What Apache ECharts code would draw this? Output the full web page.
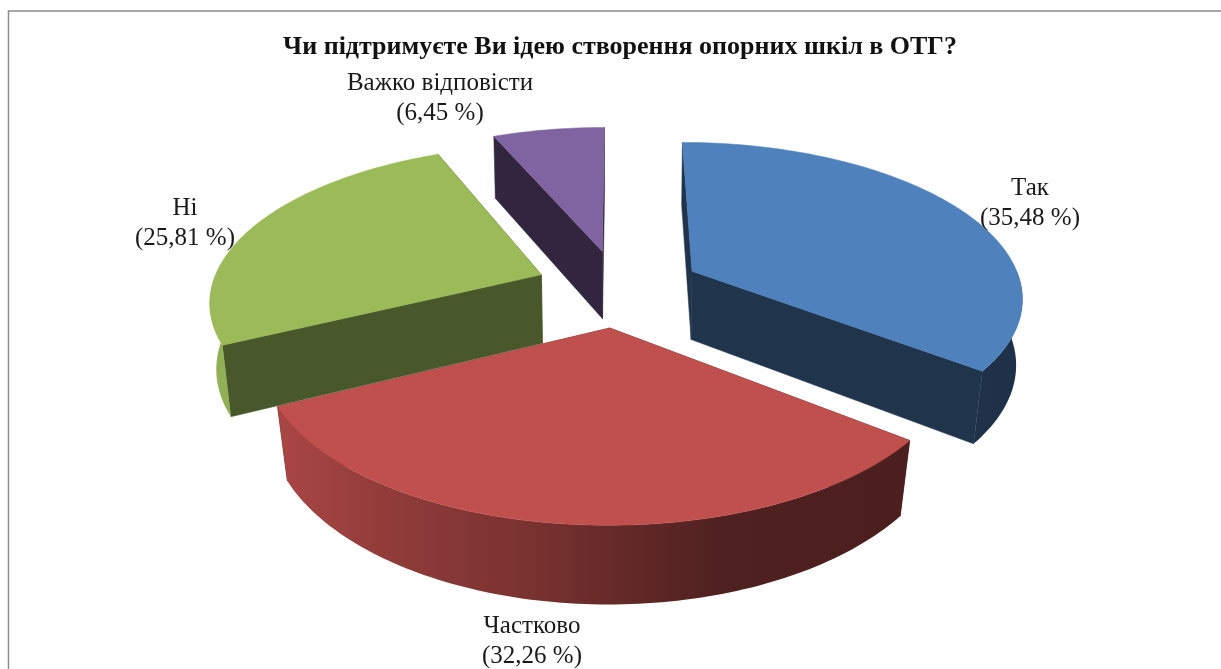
<!DOCTYPE html>
<html>
<head>
<meta charset="utf-8">
<title>Опорні школи</title>
<style>
    html, body { margin: 0; padding: 0; background: #fff; }
    #chart { width: 1221px; height: 669px; }
</style>
<script src="https://cdn.jsdelivr.net/npm/echarts@6/dist/echarts.min.js"></script>
</head>
<body>
<div id="chart"></div>
<script>
const chartTitle = 'Чи підтримуєте Ви ідею створення опорних шкіл в ОТГ?';
const categories = ['Так', 'Частково', 'Ні', 'Важко відповісти'];
const percents = [35.48, 32.26, 25.81, 6.45];

// office colours, top face of each slice
const sliceColors = ['#4F81BD', '#C0504D', '#9BBB59', '#8064A2'];
const radialShade = [0.4, 0.4, 0.47, 0.38];
// back to front, echarts has no real 3d pie so we paint it ourselves
const paintOrder = [2, 3, 1, 0];
// label middle (x, first line top)
const labelSpots = [[1030, 173], [532, 611], [185, 193], [440, 68]];

// perspective of the pie, fitted on the picture
const CX = 618.5, CY = 288;
const RADIUS = 337, EXPLODE = 85;
const TILT = 0.455, CAMERA = 2200, X_SQUEEZE = 0.98;
const DEPTH = 69;

// side light goes from left to right: [x, brightness]
const sideLight = [[213, 0.95], [280, 0.88], [400, 0.74], [520, 0.64], [640, 0.5], [720, 0.41], [1022, 0.38]];

const total = percents.reduce((a, b) => a + b, 0);

function shade(hex, k) {
    const n = parseInt(hex.slice(1), 16);
    const r = Math.round((n >> 16) * k);
    const g = Math.round(((n >> 8) & 255) * k);
    const b = Math.round((n & 255) * k);
    return `rgb(${r},${g},${b})`;
}

// ground point -> screen, bottom = true gives the lower plane of the slice
function project(x, y, bottom) {
    const s = CAMERA / (CAMERA - y);
    const px = x * s * X_SQUEEZE;
    const py = y * s * TILT;
    if (!bottom) return [CX + px, CY + py];
    // lower plane is further from camera, shrinks more in the front
    const shrink = 0.988 - Math.max(0, s - 0.98) * 0.12;
    return [CX + px * shrink, CY + py + DEPTH * Math.pow(s, 0.65)];
}

function sliceAngles(index) {
    let before = 0;
    for (let i = 0; i < index; i++) before += percents[i];
    const start = before / total * Math.PI * 2;
    return [start, start + percents[index] / total * Math.PI * 2];
}

function renderSlice(params, api) {
    const i = params.dataIndex;
    const [start, end] = sliceAngles(i);
    const mid = (start + end) / 2;
    const ox = Math.sin(mid) * EXPLODE;
    const oy = -Math.cos(mid) * EXPLODE;
    const color = sliceColors[i];
    const z = paintOrder[i] * 10;

    const rim = [];
    const front = [];
    const steps = Math.ceil((end - start) / 0.02);
    for (let k = 0; k <= steps; k++) {
        const a = start + (end - start) * k / steps;
        const p = [ox + Math.sin(a) * RADIUS, oy - Math.cos(a) * RADIUS];
        rim.push(p);
        // only the part of the rim turned to the viewer has a side wall
        if (Math.cos(a) < 0) front.push(p);
    }
    const rimTop = rim.map(p => project(p[0], p[1], false));
    const rimBottom = rim.map(p => project(p[0], p[1], true));
    const apexTop = project(ox, oy, false);
    const apexBottom = project(ox, oy, true);

    const faceFill = shade(color, radialShade[i]);
    const face = (t, b) => ({
        type: 'polygon',
        z2: z,
        shape: { points: [apexTop, t, b, apexBottom] },
        style: { fill: faceFill, stroke: faceFill, lineWidth: 0.5 }
    });

    const x0 = sideLight[0][0];
    const x1 = sideLight[sideLight.length - 1][0];
    const sideFill = new echarts.graphic.LinearGradient(x0, 0, x1, 0, sideLight.map(s => ({
        offset: (s[0] - x0) / (x1 - x0),
        color: shade(color, s[1])
    })), true);

    const frontTop = front.map(p => project(p[0], p[1], false));
    const frontBottom = front.map(p => project(p[0], p[1], true));

    const value = api.value(0);
    const spot = labelSpots[i];

    const children = [
        face(rimTop[0], rimBottom[0]),
        face(rimTop[rimTop.length - 1], rimBottom[rimBottom.length - 1]),
        {
            type: 'polygon',
            z2: z + 2,
            shape: { points: [apexTop].concat(rimTop) },
            style: { fill: color, stroke: color, lineWidth: 0.5 }
        },
        {
            type: 'text',
            z2: 100,
            x: spot[0],
            y: spot[1],
            style: {
                text: `${categories[i]}\n(${value.toFixed(2).replace('.', ',')} %)`,
                fill: '#1a1a1a',
                font: '25px "Liberation Serif", serif',
                lineHeight: 30,
                align: 'center',
                verticalAlign: 'top'
            }
        }
    ];
    if (front.length > 1) {
        children.push({
            type: 'polygon',
            z2: z + 1,
            shape: { points: frontTop.concat(frontBottom.slice().reverse()) },
            style: { fill: sideFill }
        });
    }

    return { type: 'group', children: children };
}

const chart = echarts.init(document.getElementById('chart'));

chart.setOption({
    animation: false,
    backgroundColor: '#fff',
    title: {
        text: chartTitle,
        left: 615,
        top: 29,
        textAlign: 'center',
        textStyle: {
            fontFamily: '"Liberation Serif", serif',
            fontSize: 26,
            fontWeight: 'bold',
            color: '#111'
        }
    },
    tooltip: {
        formatter: p => `${categories[p.dataIndex]}: ${p.value} %`
    },
    graphic: [{
        type: 'polyline',
        silent: true,
        shape: { points: [[8.5, 669], [8.5, 11], [1221, 11]] },
        style: { fill: null, stroke: '#8c8c8c', lineWidth: 1.5 }
    }],
    series: [{
        type: 'custom',
        coordinateSystem: 'none',
        renderItem: renderSlice,
        data: percents.map(v => [v])
    }]
});
</script>
</body>
</html>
★ ★ ★ ★ ★ ★ ★
→ Request
Restate the data word for word from its first line through the line with "const percents = [35.48, 32.26, 25.81, 6.45];", leaving out any picture along the way.

→ Exercise response
What Apache ECharts code would draw this? Output the full web page.
<!DOCTYPE html>
<html>
<head>
<meta charset="utf-8">
<title>Опорні школи</title>
<style>
    html, body { margin: 0; padding: 0; background: #fff; }
    #chart { width: 1221px; height: 669px; }
</style>
<script src="https://cdn.jsdelivr.net/npm/echarts@6/dist/echarts.min.js"></script>
</head>
<body>
<div id="chart"></div>
<script>
const chartTitle = 'Чи підтримуєте Ви ідею створення опорних шкіл в ОТГ?';
const categories = ['Так', 'Частково', 'Ні', 'Важко відповісти'];
const percents = [35.48, 32.26, 25.81, 6.45];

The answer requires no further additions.